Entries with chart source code
▬▬▬

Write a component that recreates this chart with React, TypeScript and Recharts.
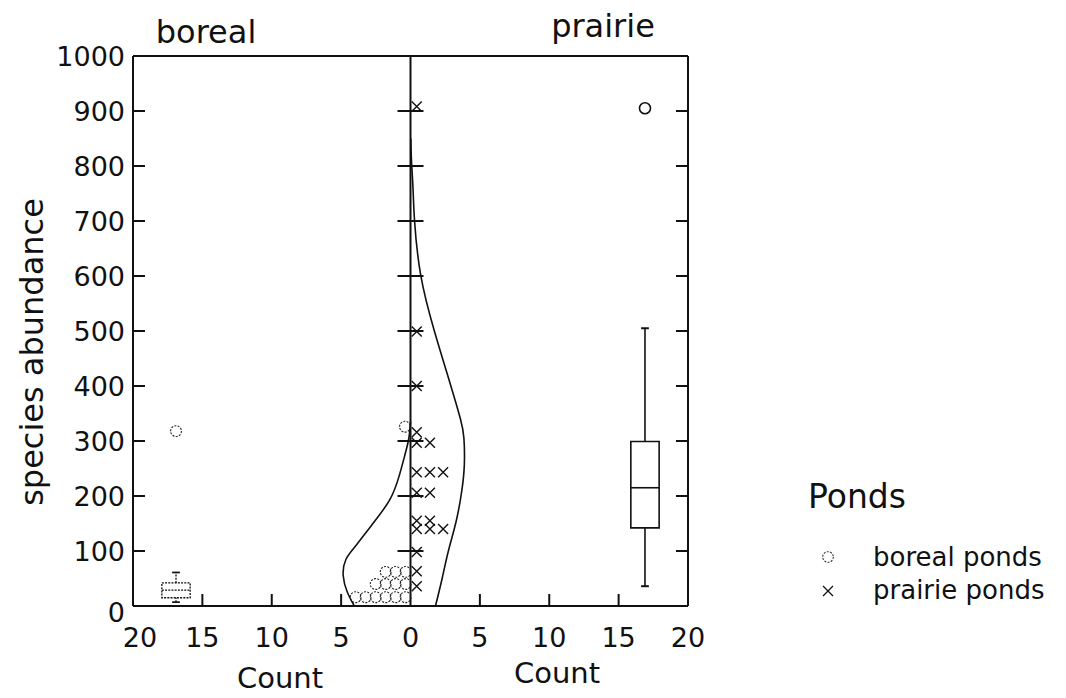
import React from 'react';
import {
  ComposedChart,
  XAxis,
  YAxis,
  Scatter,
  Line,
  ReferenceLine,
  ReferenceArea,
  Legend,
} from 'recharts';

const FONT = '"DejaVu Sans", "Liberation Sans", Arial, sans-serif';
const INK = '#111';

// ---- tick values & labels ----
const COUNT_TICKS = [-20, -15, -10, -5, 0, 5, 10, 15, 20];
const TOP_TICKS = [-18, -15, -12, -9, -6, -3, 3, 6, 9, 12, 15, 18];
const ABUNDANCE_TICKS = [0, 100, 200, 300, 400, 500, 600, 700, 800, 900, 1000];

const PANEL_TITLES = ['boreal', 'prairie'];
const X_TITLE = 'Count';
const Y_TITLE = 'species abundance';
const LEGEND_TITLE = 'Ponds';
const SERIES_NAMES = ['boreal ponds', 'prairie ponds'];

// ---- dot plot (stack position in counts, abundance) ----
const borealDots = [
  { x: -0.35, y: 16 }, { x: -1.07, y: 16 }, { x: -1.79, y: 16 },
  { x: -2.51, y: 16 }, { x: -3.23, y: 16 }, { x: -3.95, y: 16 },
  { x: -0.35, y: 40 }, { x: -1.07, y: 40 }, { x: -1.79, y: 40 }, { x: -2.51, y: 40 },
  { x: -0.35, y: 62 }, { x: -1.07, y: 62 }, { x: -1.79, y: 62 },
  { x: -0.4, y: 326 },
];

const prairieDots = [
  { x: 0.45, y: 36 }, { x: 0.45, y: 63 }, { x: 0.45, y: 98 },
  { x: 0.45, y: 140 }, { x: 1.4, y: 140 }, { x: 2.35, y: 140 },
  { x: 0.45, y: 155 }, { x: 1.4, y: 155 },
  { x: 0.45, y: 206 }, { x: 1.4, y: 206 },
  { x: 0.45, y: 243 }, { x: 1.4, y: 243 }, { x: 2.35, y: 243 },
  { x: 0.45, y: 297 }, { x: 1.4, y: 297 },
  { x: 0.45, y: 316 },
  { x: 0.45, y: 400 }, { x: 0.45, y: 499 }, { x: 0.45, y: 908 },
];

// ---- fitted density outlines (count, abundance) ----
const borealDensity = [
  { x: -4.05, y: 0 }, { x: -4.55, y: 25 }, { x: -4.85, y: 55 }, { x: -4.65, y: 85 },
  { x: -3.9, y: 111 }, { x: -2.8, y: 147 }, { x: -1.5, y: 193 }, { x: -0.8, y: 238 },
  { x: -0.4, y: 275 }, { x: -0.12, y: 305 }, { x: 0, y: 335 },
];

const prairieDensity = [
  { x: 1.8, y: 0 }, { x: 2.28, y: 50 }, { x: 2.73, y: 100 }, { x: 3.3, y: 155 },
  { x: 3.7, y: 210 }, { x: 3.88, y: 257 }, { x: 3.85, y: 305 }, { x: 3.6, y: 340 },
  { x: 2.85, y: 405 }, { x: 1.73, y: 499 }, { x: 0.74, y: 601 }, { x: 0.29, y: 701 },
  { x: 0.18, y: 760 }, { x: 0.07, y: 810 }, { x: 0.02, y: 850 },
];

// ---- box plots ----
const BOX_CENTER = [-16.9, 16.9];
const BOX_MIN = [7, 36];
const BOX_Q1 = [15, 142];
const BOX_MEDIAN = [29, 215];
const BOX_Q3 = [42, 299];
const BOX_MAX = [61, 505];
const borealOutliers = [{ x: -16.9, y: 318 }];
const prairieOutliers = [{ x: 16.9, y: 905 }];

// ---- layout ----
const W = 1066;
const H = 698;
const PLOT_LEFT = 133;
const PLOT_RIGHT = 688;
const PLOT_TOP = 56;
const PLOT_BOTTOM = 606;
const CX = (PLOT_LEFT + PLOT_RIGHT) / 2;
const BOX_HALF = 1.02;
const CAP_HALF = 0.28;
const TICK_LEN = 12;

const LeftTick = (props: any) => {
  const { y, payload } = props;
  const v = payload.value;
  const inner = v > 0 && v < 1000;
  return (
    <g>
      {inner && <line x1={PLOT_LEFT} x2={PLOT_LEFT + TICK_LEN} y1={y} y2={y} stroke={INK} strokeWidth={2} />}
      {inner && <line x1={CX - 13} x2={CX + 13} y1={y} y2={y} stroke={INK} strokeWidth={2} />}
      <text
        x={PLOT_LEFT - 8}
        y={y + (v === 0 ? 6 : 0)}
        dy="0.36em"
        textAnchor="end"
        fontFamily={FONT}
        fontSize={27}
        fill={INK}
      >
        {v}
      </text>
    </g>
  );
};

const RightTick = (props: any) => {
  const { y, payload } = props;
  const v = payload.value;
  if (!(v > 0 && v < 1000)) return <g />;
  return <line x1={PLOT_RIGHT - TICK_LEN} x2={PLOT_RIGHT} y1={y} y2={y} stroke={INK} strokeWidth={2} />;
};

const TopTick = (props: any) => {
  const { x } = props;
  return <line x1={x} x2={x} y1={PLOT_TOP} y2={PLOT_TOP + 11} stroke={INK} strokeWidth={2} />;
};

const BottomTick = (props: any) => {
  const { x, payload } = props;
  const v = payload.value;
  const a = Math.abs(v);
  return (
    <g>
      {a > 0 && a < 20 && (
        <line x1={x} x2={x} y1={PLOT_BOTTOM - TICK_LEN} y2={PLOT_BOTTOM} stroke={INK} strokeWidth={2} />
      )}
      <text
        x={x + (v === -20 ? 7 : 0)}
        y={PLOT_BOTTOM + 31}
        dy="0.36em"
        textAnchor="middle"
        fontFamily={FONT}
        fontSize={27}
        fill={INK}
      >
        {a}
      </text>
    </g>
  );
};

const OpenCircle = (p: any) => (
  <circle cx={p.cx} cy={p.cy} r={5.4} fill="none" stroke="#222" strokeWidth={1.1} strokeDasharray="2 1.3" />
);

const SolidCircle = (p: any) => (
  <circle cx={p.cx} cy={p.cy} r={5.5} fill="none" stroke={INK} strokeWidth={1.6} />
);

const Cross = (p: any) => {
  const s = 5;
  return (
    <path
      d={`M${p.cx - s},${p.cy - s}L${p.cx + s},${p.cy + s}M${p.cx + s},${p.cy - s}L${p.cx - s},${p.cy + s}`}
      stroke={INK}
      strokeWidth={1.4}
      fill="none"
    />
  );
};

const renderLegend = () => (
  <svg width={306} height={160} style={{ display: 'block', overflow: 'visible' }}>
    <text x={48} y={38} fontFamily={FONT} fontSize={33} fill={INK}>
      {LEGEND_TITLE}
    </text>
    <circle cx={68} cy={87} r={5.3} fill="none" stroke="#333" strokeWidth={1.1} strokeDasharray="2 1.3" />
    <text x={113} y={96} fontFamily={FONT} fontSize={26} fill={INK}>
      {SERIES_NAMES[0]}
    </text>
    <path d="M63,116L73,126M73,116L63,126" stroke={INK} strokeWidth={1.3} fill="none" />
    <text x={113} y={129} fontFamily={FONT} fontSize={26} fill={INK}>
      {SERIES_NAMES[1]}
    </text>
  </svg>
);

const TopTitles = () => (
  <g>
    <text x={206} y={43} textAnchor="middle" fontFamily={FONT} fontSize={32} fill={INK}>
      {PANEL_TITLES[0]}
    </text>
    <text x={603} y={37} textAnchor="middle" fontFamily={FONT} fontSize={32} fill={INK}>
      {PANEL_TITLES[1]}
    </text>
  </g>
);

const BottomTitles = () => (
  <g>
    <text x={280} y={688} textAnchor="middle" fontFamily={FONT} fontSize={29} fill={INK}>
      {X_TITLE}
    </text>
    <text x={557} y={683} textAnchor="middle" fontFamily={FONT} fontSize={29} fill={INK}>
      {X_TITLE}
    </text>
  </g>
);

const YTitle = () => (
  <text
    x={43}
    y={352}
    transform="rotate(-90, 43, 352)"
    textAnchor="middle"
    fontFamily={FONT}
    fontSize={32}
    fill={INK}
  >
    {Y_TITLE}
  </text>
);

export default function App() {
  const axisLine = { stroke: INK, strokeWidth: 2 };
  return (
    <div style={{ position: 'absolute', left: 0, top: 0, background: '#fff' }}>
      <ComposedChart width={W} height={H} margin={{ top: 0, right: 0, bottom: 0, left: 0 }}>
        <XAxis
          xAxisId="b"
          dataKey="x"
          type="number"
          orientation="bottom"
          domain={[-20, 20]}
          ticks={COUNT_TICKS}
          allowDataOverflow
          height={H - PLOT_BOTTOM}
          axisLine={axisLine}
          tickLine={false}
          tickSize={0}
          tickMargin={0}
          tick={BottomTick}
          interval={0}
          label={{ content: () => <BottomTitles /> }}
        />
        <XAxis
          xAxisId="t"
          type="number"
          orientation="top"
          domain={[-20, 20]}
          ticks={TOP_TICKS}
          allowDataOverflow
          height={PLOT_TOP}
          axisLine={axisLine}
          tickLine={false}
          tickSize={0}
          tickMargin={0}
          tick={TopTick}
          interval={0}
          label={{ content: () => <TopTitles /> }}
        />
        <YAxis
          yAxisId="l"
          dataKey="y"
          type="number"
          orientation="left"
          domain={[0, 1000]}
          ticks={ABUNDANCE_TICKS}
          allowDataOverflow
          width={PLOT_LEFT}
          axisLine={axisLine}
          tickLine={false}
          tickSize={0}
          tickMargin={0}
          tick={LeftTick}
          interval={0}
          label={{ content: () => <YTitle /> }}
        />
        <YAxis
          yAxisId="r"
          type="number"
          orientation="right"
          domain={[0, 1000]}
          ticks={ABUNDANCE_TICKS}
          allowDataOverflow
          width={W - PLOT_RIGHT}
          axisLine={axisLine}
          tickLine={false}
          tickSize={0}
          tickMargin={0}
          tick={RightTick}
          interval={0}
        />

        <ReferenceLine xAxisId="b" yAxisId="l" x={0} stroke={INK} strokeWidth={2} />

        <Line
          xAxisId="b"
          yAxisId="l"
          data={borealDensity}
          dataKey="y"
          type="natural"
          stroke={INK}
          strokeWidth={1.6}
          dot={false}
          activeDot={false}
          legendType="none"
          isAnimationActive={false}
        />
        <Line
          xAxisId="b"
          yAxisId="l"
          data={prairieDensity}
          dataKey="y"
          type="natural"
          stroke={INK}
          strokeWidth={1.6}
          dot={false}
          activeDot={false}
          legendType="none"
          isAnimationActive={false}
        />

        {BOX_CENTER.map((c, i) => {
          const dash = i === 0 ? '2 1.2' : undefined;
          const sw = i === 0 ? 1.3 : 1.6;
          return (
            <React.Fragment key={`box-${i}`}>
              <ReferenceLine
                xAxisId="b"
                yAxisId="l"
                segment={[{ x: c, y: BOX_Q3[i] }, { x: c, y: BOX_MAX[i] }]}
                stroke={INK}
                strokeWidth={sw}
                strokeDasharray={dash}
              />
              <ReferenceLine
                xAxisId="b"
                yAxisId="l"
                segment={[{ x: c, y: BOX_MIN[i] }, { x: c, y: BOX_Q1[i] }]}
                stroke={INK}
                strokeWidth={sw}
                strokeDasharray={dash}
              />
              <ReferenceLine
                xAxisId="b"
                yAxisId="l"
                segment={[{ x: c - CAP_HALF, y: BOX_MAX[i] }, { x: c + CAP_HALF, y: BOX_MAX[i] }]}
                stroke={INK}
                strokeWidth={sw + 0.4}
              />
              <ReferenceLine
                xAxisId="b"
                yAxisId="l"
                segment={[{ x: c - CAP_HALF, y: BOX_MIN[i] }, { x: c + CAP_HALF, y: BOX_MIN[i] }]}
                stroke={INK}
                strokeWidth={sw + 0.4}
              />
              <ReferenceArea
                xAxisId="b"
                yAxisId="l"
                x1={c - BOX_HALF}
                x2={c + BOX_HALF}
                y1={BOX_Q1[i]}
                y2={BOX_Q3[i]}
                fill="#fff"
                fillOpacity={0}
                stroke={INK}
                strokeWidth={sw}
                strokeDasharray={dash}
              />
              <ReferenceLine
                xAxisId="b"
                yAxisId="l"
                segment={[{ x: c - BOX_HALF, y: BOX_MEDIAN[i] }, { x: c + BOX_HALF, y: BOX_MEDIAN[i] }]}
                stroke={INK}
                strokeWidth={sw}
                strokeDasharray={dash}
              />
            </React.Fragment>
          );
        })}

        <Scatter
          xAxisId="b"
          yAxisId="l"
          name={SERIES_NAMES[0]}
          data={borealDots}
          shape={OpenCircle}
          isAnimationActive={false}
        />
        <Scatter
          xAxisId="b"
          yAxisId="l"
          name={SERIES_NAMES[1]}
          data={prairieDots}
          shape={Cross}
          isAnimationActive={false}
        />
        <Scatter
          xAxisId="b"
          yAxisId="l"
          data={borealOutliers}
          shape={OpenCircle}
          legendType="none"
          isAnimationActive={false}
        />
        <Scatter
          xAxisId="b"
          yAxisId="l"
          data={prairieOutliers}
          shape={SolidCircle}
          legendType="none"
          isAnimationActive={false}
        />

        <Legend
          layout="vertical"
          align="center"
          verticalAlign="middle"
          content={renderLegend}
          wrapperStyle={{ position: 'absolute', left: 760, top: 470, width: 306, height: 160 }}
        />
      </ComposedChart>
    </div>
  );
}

▬▬▬

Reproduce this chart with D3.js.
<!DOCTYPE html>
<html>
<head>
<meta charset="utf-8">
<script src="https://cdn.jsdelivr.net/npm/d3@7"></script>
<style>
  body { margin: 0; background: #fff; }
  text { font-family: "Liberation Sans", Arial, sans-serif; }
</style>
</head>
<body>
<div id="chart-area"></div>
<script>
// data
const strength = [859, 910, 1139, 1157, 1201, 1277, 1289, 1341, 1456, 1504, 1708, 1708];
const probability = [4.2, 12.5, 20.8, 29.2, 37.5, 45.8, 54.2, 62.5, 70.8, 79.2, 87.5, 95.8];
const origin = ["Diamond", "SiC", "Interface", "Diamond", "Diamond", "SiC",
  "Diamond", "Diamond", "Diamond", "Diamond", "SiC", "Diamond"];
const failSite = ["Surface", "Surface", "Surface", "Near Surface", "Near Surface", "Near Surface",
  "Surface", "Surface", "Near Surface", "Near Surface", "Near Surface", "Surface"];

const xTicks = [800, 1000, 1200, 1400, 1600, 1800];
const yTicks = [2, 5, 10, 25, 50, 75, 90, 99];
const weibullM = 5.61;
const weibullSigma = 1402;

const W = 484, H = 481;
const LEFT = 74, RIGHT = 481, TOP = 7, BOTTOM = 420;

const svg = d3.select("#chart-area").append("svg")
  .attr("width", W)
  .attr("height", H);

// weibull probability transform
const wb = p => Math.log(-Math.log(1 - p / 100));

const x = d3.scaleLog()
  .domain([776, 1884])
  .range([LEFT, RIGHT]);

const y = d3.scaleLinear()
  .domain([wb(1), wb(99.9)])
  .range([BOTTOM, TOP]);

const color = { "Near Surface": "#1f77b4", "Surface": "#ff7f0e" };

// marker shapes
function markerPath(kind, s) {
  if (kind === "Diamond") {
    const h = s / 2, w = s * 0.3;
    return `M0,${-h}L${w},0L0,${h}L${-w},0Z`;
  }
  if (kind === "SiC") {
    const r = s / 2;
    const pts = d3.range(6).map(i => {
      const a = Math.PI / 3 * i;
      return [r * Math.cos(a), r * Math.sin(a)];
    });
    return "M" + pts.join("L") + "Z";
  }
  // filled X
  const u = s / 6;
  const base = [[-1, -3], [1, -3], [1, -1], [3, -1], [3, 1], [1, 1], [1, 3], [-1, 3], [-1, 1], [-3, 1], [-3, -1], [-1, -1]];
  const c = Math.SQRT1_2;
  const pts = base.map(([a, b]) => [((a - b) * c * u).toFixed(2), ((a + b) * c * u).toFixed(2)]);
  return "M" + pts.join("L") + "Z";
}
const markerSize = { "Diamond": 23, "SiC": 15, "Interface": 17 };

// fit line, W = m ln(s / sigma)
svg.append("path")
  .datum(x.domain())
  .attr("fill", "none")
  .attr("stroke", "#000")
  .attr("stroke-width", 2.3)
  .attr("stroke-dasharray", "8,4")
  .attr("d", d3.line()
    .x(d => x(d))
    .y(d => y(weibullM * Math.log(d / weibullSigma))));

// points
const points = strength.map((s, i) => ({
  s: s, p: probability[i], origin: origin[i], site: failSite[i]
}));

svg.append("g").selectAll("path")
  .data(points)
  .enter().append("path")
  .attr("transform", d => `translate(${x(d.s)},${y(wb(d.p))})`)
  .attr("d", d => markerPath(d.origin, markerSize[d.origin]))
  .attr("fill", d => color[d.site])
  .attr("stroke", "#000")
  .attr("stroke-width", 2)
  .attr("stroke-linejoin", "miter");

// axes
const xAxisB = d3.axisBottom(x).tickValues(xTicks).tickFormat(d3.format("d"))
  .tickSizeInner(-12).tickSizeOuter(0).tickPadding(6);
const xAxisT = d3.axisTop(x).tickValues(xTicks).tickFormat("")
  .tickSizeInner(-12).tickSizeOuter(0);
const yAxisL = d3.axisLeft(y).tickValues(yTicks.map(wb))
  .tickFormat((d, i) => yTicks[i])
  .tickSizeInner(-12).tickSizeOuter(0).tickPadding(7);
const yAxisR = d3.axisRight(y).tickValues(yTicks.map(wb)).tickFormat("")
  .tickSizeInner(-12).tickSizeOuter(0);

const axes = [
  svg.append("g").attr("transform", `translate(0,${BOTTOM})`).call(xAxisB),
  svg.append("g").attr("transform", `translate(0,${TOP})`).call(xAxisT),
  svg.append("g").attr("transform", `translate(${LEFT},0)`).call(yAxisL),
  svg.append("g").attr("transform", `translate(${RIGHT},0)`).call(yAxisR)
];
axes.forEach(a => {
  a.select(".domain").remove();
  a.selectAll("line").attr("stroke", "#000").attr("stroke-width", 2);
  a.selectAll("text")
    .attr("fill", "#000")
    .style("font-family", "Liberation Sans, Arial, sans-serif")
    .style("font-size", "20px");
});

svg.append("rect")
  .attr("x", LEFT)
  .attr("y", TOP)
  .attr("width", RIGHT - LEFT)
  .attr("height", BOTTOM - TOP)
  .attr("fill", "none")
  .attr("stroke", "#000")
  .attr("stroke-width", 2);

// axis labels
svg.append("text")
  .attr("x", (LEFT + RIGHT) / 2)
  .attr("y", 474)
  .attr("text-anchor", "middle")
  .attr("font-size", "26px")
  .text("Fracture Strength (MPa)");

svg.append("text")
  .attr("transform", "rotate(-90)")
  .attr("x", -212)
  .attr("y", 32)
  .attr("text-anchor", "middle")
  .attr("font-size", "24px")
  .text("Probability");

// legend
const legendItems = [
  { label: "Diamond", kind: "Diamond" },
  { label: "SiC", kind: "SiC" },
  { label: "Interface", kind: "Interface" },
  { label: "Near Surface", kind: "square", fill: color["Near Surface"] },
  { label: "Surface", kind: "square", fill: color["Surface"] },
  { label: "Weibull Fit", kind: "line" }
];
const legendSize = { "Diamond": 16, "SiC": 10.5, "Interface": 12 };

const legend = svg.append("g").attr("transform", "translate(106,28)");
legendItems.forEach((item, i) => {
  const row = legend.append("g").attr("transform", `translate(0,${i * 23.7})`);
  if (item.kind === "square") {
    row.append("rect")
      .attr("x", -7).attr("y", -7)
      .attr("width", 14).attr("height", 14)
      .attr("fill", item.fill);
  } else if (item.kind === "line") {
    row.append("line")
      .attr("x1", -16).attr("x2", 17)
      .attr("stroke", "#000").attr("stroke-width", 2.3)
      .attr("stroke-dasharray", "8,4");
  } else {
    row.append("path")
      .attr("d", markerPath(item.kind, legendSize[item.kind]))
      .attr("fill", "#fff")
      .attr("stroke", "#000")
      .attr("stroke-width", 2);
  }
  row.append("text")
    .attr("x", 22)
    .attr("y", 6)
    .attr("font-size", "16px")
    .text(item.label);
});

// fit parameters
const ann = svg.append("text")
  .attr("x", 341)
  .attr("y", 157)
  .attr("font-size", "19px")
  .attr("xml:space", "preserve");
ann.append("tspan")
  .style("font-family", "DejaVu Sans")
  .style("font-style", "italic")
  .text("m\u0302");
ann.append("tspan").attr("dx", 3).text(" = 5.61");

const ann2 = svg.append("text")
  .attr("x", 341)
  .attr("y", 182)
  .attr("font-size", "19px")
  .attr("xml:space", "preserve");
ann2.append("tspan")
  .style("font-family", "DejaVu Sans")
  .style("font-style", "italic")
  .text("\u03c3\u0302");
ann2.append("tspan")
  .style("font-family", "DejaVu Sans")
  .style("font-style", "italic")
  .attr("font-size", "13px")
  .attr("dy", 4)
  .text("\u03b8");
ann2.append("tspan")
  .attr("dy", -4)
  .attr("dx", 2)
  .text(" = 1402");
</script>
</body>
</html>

▬▬▬

• [Direction]
From the records above, copy every line that holds the word "React".

• [Answer to this task]
Write a component that recreates this chart with React, TypeScript and Recharts.
import React from 'react';
            <React.Fragment key={`box-${i}`}>
            </React.Fragment>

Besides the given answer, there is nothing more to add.